Antes de que se desplomara y disolviera en medio de sus errores y excesos la última gran gesta del pensamiento clá­sico, los romanos le legaron a nuestra especie el compendio de guías y enseñanzas, compatibles y necesarias para el ser­vicio del poder en una sociedad civil y para coexistir en ella, con arreglo a reglas de respeto común. Las religiones sobre­vivientes, abrevaron en ese formidable y sustancial pozo académico heredado de la madre Grecia. No matar, no robar, no mentir, no defraudar el erario pú­blico, no incestar, etc, etc. Y edifi­caron cada una de su talante y en consonancia con las peculiarida­des de sus pueblos, tradiciones y religiones, el monumento de sus creencias, hoy imposibles de cambiar: en común tienen, todas esas herencias terrícolas que ex­presan lo mismo: una coincidencia hacia la prevalencia de valores y conductas cuya observancia es consustancial y obligante al comportamiento del hombre en sociedad.

¿Qué ha ocurrido? Hemos sido testigos de la tendencia en auge que cada día actúa la decadencia de tales patrones, y el reemplazo por sus antónimos, sin que conozcamos los fun­damentos validos del sistema filosófico en que se escudan.

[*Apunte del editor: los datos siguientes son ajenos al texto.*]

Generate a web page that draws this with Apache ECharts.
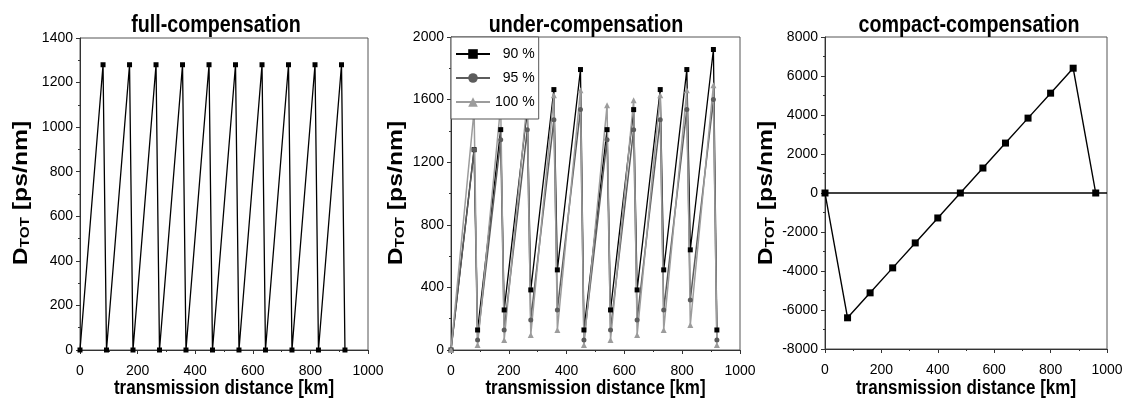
<!DOCTYPE html>
<html>
<head>
<meta charset="utf-8">
<script src="https://cdn.jsdelivr.net/npm/echarts@6/dist/echarts.min.js"></script>
<style>
  html, body { margin: 0; padding: 0; background: #fff; }
  #main { width: 1124px; height: 401px; }
</style>
</head>
<body>
<div id="main"></div>
<script>
// span positions (km): 80 km fibre + 12 km DCF per span
var spanX = [0, 80, 92, 172, 184, 264, 276, 356, 368, 448, 460, 540, 552, 632, 644, 724, 736, 816, 828, 908, 920];
var fullY = [0, 1280, 0, 1280, 0, 1280, 0, 1280, 0, 1280, 0, 1280, 0, 1280, 0, 1280, 0, 1280, 0, 1280, 0];

var under90  = [0, 1280, 128, 1408, 256, 1536, 384, 1664, 512, 1792, 128, 1408, 256, 1536, 384, 1664, 512, 1792, 640, 1920, 128];
var under95  = [0, 1280, 64, 1344, 128, 1408, 192, 1472, 256, 1536, 64, 1344, 128, 1408, 192, 1472, 256, 1536, 320, 1600, 64];
var under100 = [0, 1532, 32, 1564, 64, 1596, 96, 1628, 128, 1660, 32, 1564, 64, 1596, 96, 1628, 128, 1660, 160, 1692, 32];
var underNames = ['90 %', '95 %', '100 %'];

var compactX = [0, 80, 160, 240, 320, 400, 480, 560, 640, 720, 800, 880, 960];
var compactY = [0, -6400, -5120, -3840, -2560, -1280, 0, 1280, 2560, 3840, 5120, 6400, 0];

var titles = ['full-compensation', 'under-compensation', 'compact-compensation'];
var xName = 'transmission distance [km]';

var font = "'Liberation Sans', Arial, sans-serif";

function zip(xs, ys) {
  return xs.map(function (x, i) { return [x, ys[i]]; });
}

var grids = [
  { left: 80, top: 38, width: 288, height: 312 },
  { left: 451, top: 37, width: 289, height: 313 },
  { left: 825, top: 37, width: 282, height: 312 }
];
var titleX = [216, 586, 969];
var yNameX = [21, 396, 766];
var yRange = [[0, 1400, 200], [0, 2000, 400], [-8000, 8000, 2000]];

var axisCol = '#333';

function xAxisOf(i) {
  return {
    type: 'value', gridIndex: i, min: 0, max: 1000, interval: 200,
    axisLine: { show: true, onZero: false, lineStyle: { color: axisCol, width: 1 } },
    axisTick: { show: true, length: 4, lineStyle: { color: axisCol } },
    minorTick: { show: true, splitNumber: 2, length: 2, lineStyle: { color: axisCol } },
    axisLabel: { fontFamily: font, fontSize: 14, color: '#000', margin: 14, formatter: function (v) { return String(v); } },
    splitLine: { show: false }, minorSplitLine: { show: false }
  };
}

function yAxisOf(i) {
  return {
    type: 'value', gridIndex: i, min: yRange[i][0], max: yRange[i][1], interval: yRange[i][2],
    axisLine: { show: true, onZero: false, lineStyle: { color: axisCol, width: 1 } },
    axisTick: { show: true, length: 4, lineStyle: { color: axisCol } },
    minorTick: { show: true, splitNumber: 2, length: 2, lineStyle: { color: axisCol } },
    axisLabel: { fontFamily: font, fontSize: 14, color: '#000', margin: 7, formatter: function (v) { return String(v); } },
    splitLine: { show: false }, minorSplitLine: { show: false }
  };
}

function lineSeries(name, i, data, color, symbol, size, width) {
  return {
    name: name, type: 'line', xAxisIndex: i, yAxisIndex: i,
    data: data, symbol: symbol, symbolSize: size, showAllSymbol: true,
    clip: false, animation: false,
    lineStyle: { color: color, width: width },
    itemStyle: { color: color }
  };
}

var chart = echarts.init(document.getElementById('main'), null, { renderer: 'canvas' });

var texts = [];
// panel titles (condensed look of the original)
titles.forEach(function (t, i) {
  texts.push({
    type: 'text', x: titleX[i], y: 25, scaleX: 0.82, z: 100,
    style: { text: t, textAlign: 'center', textVerticalAlign: 'middle',
      font: 'bold 24px ' + font, fill: '#000' }
  });
});
// x axis names
grids.forEach(function (g) {
  texts.push({
    type: 'text', x: g.left + g.width / 2, y: 388, scaleX: 0.85, z: 100,
    style: { text: xName, textAlign: 'center', textVerticalAlign: 'middle',
      font: 'bold 20px ' + font, fill: '#000' }
  });
});
// y axis names with subscript
yNameX.forEach(function (x) {
  texts.push({
    type: 'text', x: x, y: 193, rotation: Math.PI / 2, scaleX: 1.18, z: 100,
    style: {
      text: '{d|D}{s|TOT}{d| [ps/nm]}',
      textAlign: 'center', textVerticalAlign: 'middle',
      rich: {
        d: { fontFamily: font, fontWeight: 'bold', fontSize: 21, lineHeight: 22, fill: '#000' },
        s: { fontFamily: font, fontWeight: 'bold', fontSize: 13, lineHeight: 14, verticalAlign: 'bottom', fill: '#000' }
      }
    }
  });
});

var option = {
  backgroundColor: '#fff',
  animation: false,
  grid: grids.map(function (g) {
    return Object.assign({ show: true, borderColor: '#555', borderWidth: 1, backgroundColor: 'transparent', outerBoundsMode: 'none' }, g);
  }),
  xAxis: [xAxisOf(0), xAxisOf(1), xAxisOf(2)],
  yAxis: [yAxisOf(0), yAxisOf(1), yAxisOf(2)],
  legend: {
    data: underNames, left: 451, top: 37, orient: 'vertical',
    padding: [10, 4, 10, 4], itemGap: 10, itemWidth: 34, itemHeight: 12,
    backgroundColor: '#fff', borderColor: '#555', borderWidth: 1, borderRadius: 0,
    textStyle: { fontFamily: font, fontSize: 14, color: '#000' },
    formatter: function (n) { return n.length < 5 ? '\u2007' + n : n; }
  },
  graphic: texts,
  series: [
    lineSeries('full', 0, zip(spanX, fullY), '#000', 'rect', 5, 1.3),
    lineSeries(underNames[0], 1, zip(spanX, under90), '#000', 'rect', 5, 1.3),
    lineSeries(underNames[1], 1, zip(spanX, under95), '#5c5c5c', 'circle', 5, 1.5),
    lineSeries(underNames[2], 1, zip(spanX, under100), '#9c9c9c', 'triangle', 6, 1.5),
    Object.assign(lineSeries('compact', 2, zip(compactX, compactY), '#000', 'rect', 7, 1.4), {
      markLine: {
        silent: true, symbol: ['none', 'none'], animation: false,
        label: { show: false },
        lineStyle: { color: '#000', width: 1.5, type: 'solid' },
        data: [{ yAxis: 0 }]
      }
    })
  ]
};

chart.setOption(option);
</script>
</body>
</html>
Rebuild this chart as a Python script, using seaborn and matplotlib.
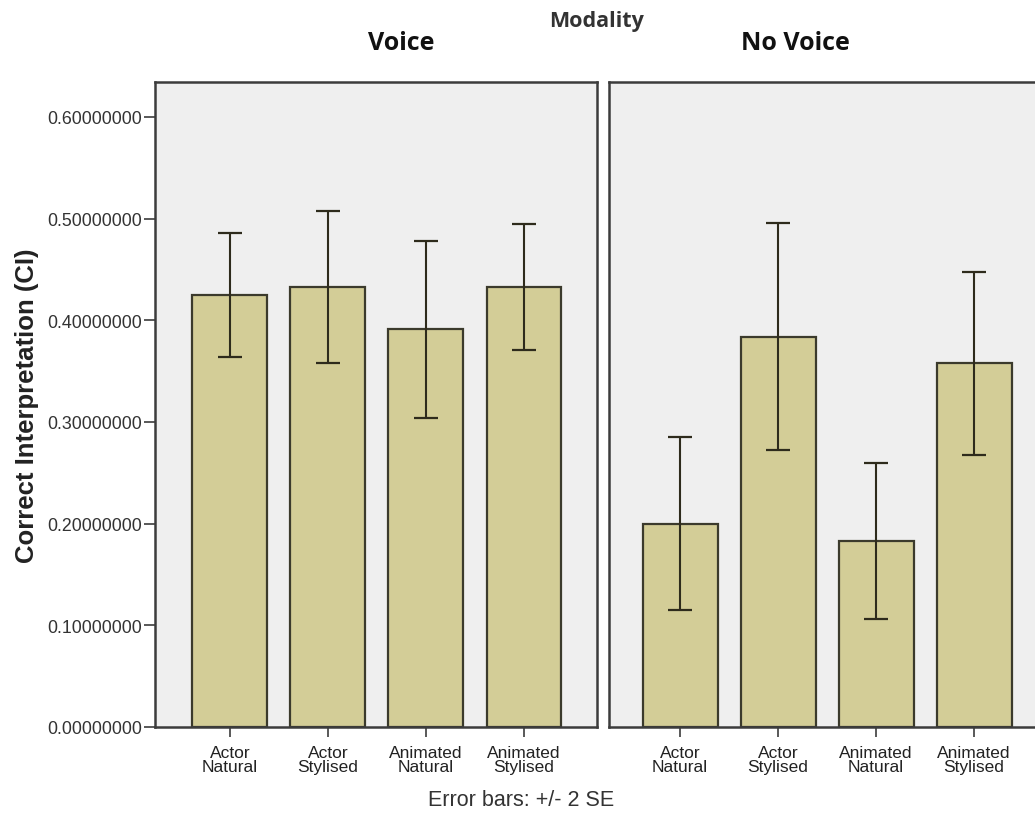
import numpy as np
import pandas as pd
import matplotlib
matplotlib.use("Agg")
import matplotlib.pyplot as plt
import seaborn as sns

# Condition labels and panel names
conditions = ["Actor\nNatural", "Actor\nStylised", "Animated\nNatural", "Animated\nStylised"]
modalities = ["Voice", "No Voice"]

# Mean proportion of correct interpretations per condition
voice_means = [0.425, 0.433, 0.391, 0.433]
novoice_means = [0.200, 0.384, 0.183, 0.358]

# Half-width of the error bars (2 standard errors)
voice_2se = [0.061, 0.075, 0.087, 0.062]
novoice_2se = [0.085, 0.112, 0.077, 0.090]

y_ticks = [0.0, 0.1, 0.2, 0.3, 0.4, 0.5, 0.6]

df = pd.DataFrame({
    "Condition": conditions * 2,
    "Modality": [modalities[0]] * 4 + [modalities[1]] * 4,
    "CI": voice_means + novoice_means,
    "SE2": voice_2se + novoice_2se,
})

sns.set_theme(style="white")
plt.rcParams["font.family"] = ["Liberation Sans", "DejaVu Sans"]

BAR = "#d3cd97"
EDGE = "#3b3a2c"
PANEL = "#efefef"
SPINE = "#3c3c3c"

W, H = 1035, 820
fig = plt.figure(figsize=(W / 100, H / 100), dpi=100)
fig.patch.set_facecolor("white")

# panel boxes in pixel coordinates: (left, top, right, bottom) and x-limits
boxes = [(155, 83, 597, 728), (609, 83, 1051, 728)]
xlims = [(-0.765, 3.745), (-0.725, 3.785)]
axes = []
for (l, t, r, b) in boxes:
    ax = fig.add_axes([l / W, 1 - b / H, (r - l) / W, (b - t) / H])
    axes.append(ax)

for i, (ax, mod) in enumerate(zip(axes, modalities)):
    sub = df[df["Modality"] == mod]
    sns.barplot(data=sub, x="Condition", y="CI", order=conditions, color=BAR,
                saturation=1, width=0.765, edgecolor=EDGE, linewidth=1.6,
                errorbar=None, ax=ax)
    ax.errorbar(np.arange(len(conditions)), sub["CI"].values, yerr=sub["SE2"].values,
                fmt="none", ecolor="#2e2b1c", elinewidth=1.5, capsize=8.5,
                capthick=1.6, zorder=5)
    ax.set_facecolor(PANEL)
    ax.set_xlim(*xlims[i])
    ax.set_ylim(0, 0.6344)
    ax.set_xlabel("")
    ax.set_ylabel("")
    for s in ax.spines.values():
        s.set_color(SPINE)
        s.set_linewidth(1.8)
    ax.tick_params(axis="x", bottom=True, length=7, width=1.2, color=SPINE,
                   labelsize=12.5, pad=6, labelcolor="#222222")
    ax.set_xticks(range(len(conditions)))
    ax.set_xticklabels(conditions, linespacing=0.9)
    if i == 0:
        ax.set_yticks(y_ticks)
        ax.set_yticklabels([f"{v:.8f}" for v in y_ticks])
        ax.tick_params(axis="y", left=True, length=8, width=1.2, color=SPINE,
                       labelsize=12.8, pad=1, labelcolor="#333333")
        ax.set_ylabel("Correct Interpretation (CI)", fontsize=18.5, fontweight="bold",
                      labelpad=6, color="#222222")
    else:
        ax.set_yticks(y_ticks)
        ax.tick_params(axis="y", left=False, labelleft=False)

head = ["Open Sans", "DejaVu Sans"]
fig.text(597 / W, 1 - 21 / H, "Modality", ha="center", va="center",
         fontsize=15.5, fontweight="bold", family=head, color="#333333")
fig.text(401 / W, 1 - 44 / H, "Voice", ha="center", va="center",
         fontsize=18, fontweight="bold", family=head, color="#111111")
fig.text(795 / W, 1 - 44 / H, "No Voice", ha="center", va="center",
         fontsize=18, fontweight="bold", family=head, color="#111111")
fig.text(521 / W, 1 - 801 / H, "Error bars: +/- 2 SE", ha="center", va="center",
         fontsize=15.5, color="#333333")

fig.savefig("out.png", dpi=100, facecolor="white")
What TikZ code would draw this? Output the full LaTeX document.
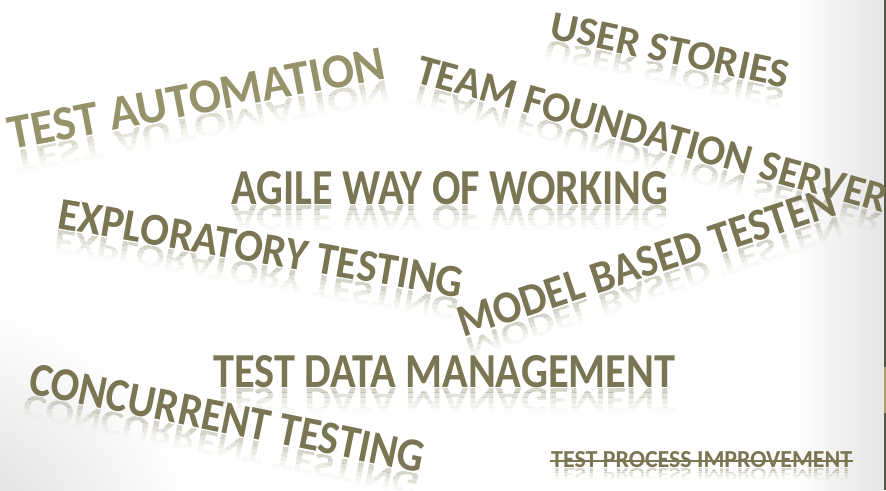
\documentclass[tikz,border=0pt]{standalone}
\usepackage{fontspec}
\setmainfont{Carlito}
\definecolor{olive}{RGB}{122,117,82}
\definecolor{olivelight}{RGB}{150,146,105}
\definecolor{edgedark}{RGB}{92,84,66}
\definecolor{edgetan}{RGB}{176,160,112}
\tikzset{
  wordtxt/.style={inner sep=0pt, anchor=base west, text=olive, font=\bfseries},
  wordrefl/.style={inner sep=0pt, anchor=base west, text=olive, font=\bfseries}
}
% [colour] name, x, y, angle, length, cap height, text
\newcommand{\wordart}[8][olive]{%
  \foreach \i/\o in {1/0.30,2/0.21,3/0.13,4/0.07,5/0.03}{%
    \begin{scope}[shift={(#3,#4)}, rotate=#5]
      \clip (-6,{1+#7*0.15*(\i-1)}) rectangle ({#6+6},{1+#7*0.15*\i});
      \node[wordrefl, text=#1, transform shape, yscale=-0.75, opacity=\o] (#2r\i) at (0,1) {\resizebox{#6pt}{#7pt}{#8}};
    \end{scope}
  }
  \node[wordtxt, text=#1, rotate=#5] (#2) at (#3,#4) {\resizebox{#6pt}{#7pt}{#8}};
}
\begin{document}
\begin{tikzpicture}[x=1pt,y=-1pt]
\useasboundingbox (0,0) rectangle (886,490);
\fill[white] (0,0) rectangle (886,490);
% soft grey corners
\shade[inner color=black!16, outer color=white] (-60,560) circle (260);
\shade[left color=white, right color=black!10] (790,0) rectangle (884,490);
% right edge bar
\fill[edgedark] (883.5,0) rectangle (886,490);
\fill[edgetan] (883.5,367) rectangle (886,413);

\wordart[olivelight]{auto}{11}{150}{10.8}{383}{32}{TEST AUTOMATION}
\wordart{user}{548}{38}{-11.9}{243}{27}{USER STORIES}
\wordart{tfs}{414}{82}{-15.6}{487}{28}{TEAM FOUNDATION SERVER}
\wordart{agile}{231}{204}{0}{437}{33}{AGILE WAY OF WORKING}
\wordart{expl}{56}{228}{-9.8}{410}{30}{EXPLORATORY TESTING}
\wordart{mbt}{463}{338}{18.2}{395}{30}{MODEL BASED TESTEN}
\wordart{tdm}{213}{387}{0}{462}{32}{TEST DATA MANAGEMENT}
\wordart{conc}{27}{393}{-11.5}{402}{31}{CONCURRENT TESTING}
\wordart{tpi}{551}{467}{0}{301}{16}{TEST PROCESS IMPROVEMENT}
\draw[olive, line width=1.6pt] ([xshift=-1pt,yshift=6pt]tpi.base west) -- ([xshift=1pt,yshift=6pt]tpi.base east);
\end{tikzpicture}
\end{document}
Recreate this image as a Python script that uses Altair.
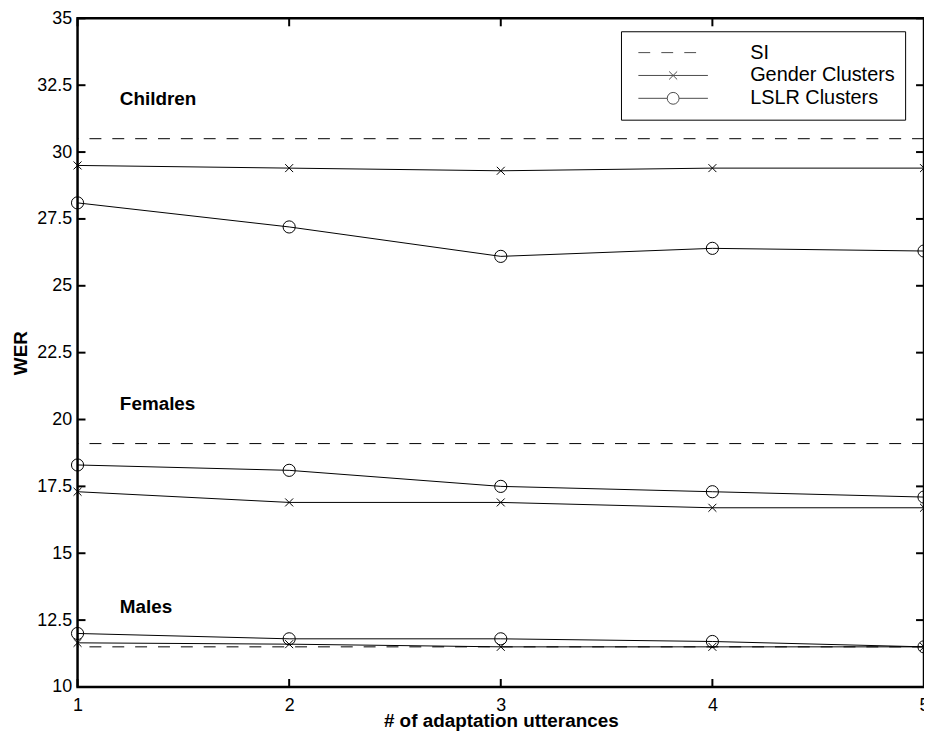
import altair as alt
import pandas as pd

# ---- data ----
utterances = [1, 2, 3, 4, 5]
groups = ["Children", "Females", "Males"]
si_wer = [30.5, 19.1, 11.5]
gender_wer = {
    "Children": [29.5, 29.4, 29.3, 29.4, 29.4],
    "Females": [17.3, 16.9, 16.9, 16.7, 16.7],
    "Males": [11.65, 11.6, 11.5, 11.5, 11.5],
}
lslr_wer = {
    "Children": [28.1, 27.2, 26.1, 26.4, 26.3],
    "Females": [18.3, 18.1, 17.5, 17.3, 17.1],
    "Males": [12.0, 11.8, 11.8, 11.7, 11.5],
}
series_names = ["SI", "Gender Clusters", "LSLR Clusters"]
label_text = ["Children", "Females", "Males"]
label_x = [1.2, 1.2, 1.2]
label_y = [31.75, 20.35, 12.75]
x_ticks = [1, 2, 3, 4, 5]
y_ticks = [10, 12.5, 15, 17.5, 20, 22.5, 25, 27.5, 30, 32.5, 35]

# ---- tables ----
rows = []
for g in groups:
    for x, v in zip(utterances, gender_wer[g]):
        rows.append({"group": g, "series": "Gender Clusters", "x": x, "wer": v})
    for x, v in zip(utterances, lslr_wer[g]):
        rows.append({"group": g, "series": "LSLR Clusters", "x": x, "wer": v})
df = pd.DataFrame(rows)
df_si = pd.DataFrame({"group": groups, "wer": si_wer})
df_lab = pd.DataFrame({"label": label_text, "x": label_x, "wer": label_y})
df_leg = pd.DataFrame({"series": series_names, "x": [None] * 3, "wer": [None] * 3})
df_xt = pd.DataFrame({"x": x_ticks})
df_yt = pd.DataFrame({"wer": y_ticks})

W, H = 852, 673
FONT = "Liberation Sans"
TL = 8

xs = alt.Scale(domain=[1, 5], nice=False, zero=False)
ys = alt.Scale(domain=[10, 35], nice=False, zero=False)

x_axis = alt.Axis(values=x_ticks, labelExpr="'' + datum.value", grid=False, domain=False,
                  ticks=False, labelFontSize=18, labelPadding=10, labelFlush=False,
                  labelOverlap=False, labelColor="black", labelFont=FONT,
                  title="# of adaptation utterances", titleFontSize=19, titleFont=FONT,
                  titleFontWeight="bold", titleColor="black", titleY=40, titleX=W / 2,
                  titleBaseline="alphabetic")
y_axis = alt.Axis(values=y_ticks, labelExpr="'' + datum.value", grid=False, domain=False,
                  ticks=False, labelFontSize=18, labelPadding=6, labelColor="black",
                  labelFont=FONT, labelOverlap=False,
                  title="WER", titleFontSize=19, titleFont=FONT, titleFontWeight="bold",
                  titleColor="black", titleX=-57, titleY=H / 2, titleAngle=270,
                  titleBaseline="middle", titleAlign="center")

base = alt.Chart(df)

gender_line = base.transform_filter(alt.datum.series == "Gender Clusters").mark_line(
    color="black", strokeWidth=1).encode(
    x=alt.X("x:Q", scale=xs, axis=x_axis),
    y=alt.Y("wer:Q", scale=ys, axis=y_axis),
    detail="group:N")
lslr_line = base.transform_filter(alt.datum.series == "LSLR Clusters").mark_line(
    color="black", strokeWidth=1).encode(
    x=alt.X("x:Q", scale=xs), y=alt.Y("wer:Q", scale=ys), detail="group:N")

x_path = "M-1,-1L1,1M-1,1L1,-1"
gender_pts = base.transform_filter(alt.datum.series == "Gender Clusters").mark_point(
    shape=x_path, size=64, color="black", strokeWidth=1, filled=False, opacity=1).encode(
    x=alt.X("x:Q", scale=xs), y=alt.Y("wer:Q", scale=ys))
lslr_pts = base.transform_filter(alt.datum.series == "LSLR Clusters").mark_point(
    shape="circle", size=150, color="black", strokeWidth=1, filled=False, opacity=1).encode(
    x=alt.X("x:Q", scale=xs), y=alt.Y("wer:Q", scale=ys))

si_rule = alt.Chart(df_si).mark_rule(color="black", strokeWidth=1, strokeDash=[12, 11]).encode(
    y=alt.Y("wer:Q", scale=ys))

labels = alt.Chart(df_lab).mark_text(
    align="left", baseline="alphabetic", fontSize=19, fontWeight="bold", font=FONT,
    color="black").encode(
    x=alt.X("x:Q", scale=xs), y=alt.Y("wer:Q", scale=ys), text="label:N")

# legend (hidden points, legend only)
leg_paths = [
    "M-1,0H-0.66M-0.34,0H0.0M0.32,0H0.66",
    "M-1,0H1M-0.115,-0.115L0.115,0.115M-0.115,0.115L0.115,-0.115",
    "M-1,0H-0.17M0.17,0H1M0.17,0A0.17,0.17 0 1,1 -0.17,0A0.17,0.17 0 1,1 0.17,0",
]
legend_layer = alt.Chart(df_leg).mark_point(filled=False, color="black", strokeWidth=1).encode(
    x=alt.X("x:Q", scale=xs), y=alt.Y("wer:Q", scale=ys),
    shape=alt.Shape("series:N", scale=alt.Scale(domain=series_names, range=leg_paths),
                    legend=alt.Legend(title=None, orient="none", legendX=547, legendY=13,
                                      symbolSize=4900, clipHeight=23, rowPadding=0,
                                      padding=10, symbolOffset=7, labelOffset=42,
                                      labelFontSize=20, labelFont=FONT, labelColor="black",
                                      symbolStrokeColor="black", symbolFillColor="transparent",
                                      symbolStrokeWidth=1, strokeColor="black",
                                      fillColor="white")))

# inward tick marks on all four sides
tick_l = alt.Chart(df_yt).mark_rule(color="black", strokeWidth=2).encode(
    y=alt.Y("wer:Q", scale=ys), x=alt.value(0), x2=alt.value(TL))
tick_r = alt.Chart(df_yt).mark_rule(color="black", strokeWidth=2).encode(
    y=alt.Y("wer:Q", scale=ys), x=alt.value(W - TL), x2=alt.value(W))
tick_b = alt.Chart(df_xt).mark_rule(color="black", strokeWidth=2).encode(
    x=alt.X("x:Q", scale=xs), y=alt.value(H - TL), y2=alt.value(H))
tick_t = alt.Chart(df_xt).mark_rule(color="black", strokeWidth=2).encode(
    x=alt.X("x:Q", scale=xs), y=alt.value(0), y2=alt.value(TL))

chart = alt.layer(
    si_rule, gender_line, lslr_line, gender_pts, lslr_pts, labels,
    tick_l, tick_r, tick_b, tick_t, legend_layer,
).properties(
    width=W, height=H,
    autosize=alt.AutoSizeParams(type="none"),
    padding={"left": 70, "top": 8, "right": 0, "bottom": 55},
    background="white",
).configure_view(
    stroke="black", strokeWidth=2.5
)

chart.save("out.html", embed_options={"renderer": "svg", "actions": False})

Como todo lo vergonzante, su auge es el aprovechamiento personal con abstracción de toda consideración local, el in­dividualismo a ultranza; lo lúdico, lo concupiscente, la sa­tisfacción egocéntrica de la envoltura carnal y de los senti­dos primarios.

Y, claro, tal postura condicionante es, desde luego, deter­minante en el comportamiento social y público. Merced a este fenómeno, los narcotraficantes son vistos como mo­dernos Marco Polos; los asesinos equiparados al David bí­blico; los ladrones como reencarnación de Robin Hood.

Lo que se avizora no es la prevalencia de los valores an­cestrales, sino la consolidación y florecimiento de la heren­cia de perdición amasada en esta época de decadencia. La familia, el honor, la honradez, lo justo, el civismo, la políti­ca, el bien publico, el pudor, la solidaridad y el temor de Dios, etc, hacen ya parte de un catálogo en desuso del cual se burlan los cada día más numeroso feligreses de las nue­vas sectas.

Por ello, en el Chocó, la cárcel de Anayancy cuenta con huéspedes cé­lebres, aún cuando son más los que disfrutan de impunidad. Es fruto de la tentación y de las ansiedades que ge­neran la doctrina del enriquecimiento fácil y del goce inmediato, las vidas frustradas de gentes jóvenes que equivocaron el camino y feriaron oportunidades irrepetibles. El demo­nio de la avaricia, la vanidad y la so­berbia ha contaminado todas las esferas del poder civil. Con patente de corso, los bienes mal habidos se ostentan con desafío. Los más osados no dudan en la contrata criminal para eliminar por la vía rápida a su contraparte.

¿Para qué extendernos y repetirnos sobre lo conocido, de­nunciando y trajinado? Abundan los casos y situaciones que éste medio ha informado. Las autoridades judiciales las ignoran o precluyen cuando en la opinión general existe convencimiento de culpabilidad, es decir, sanción moral a falta de justicia penal.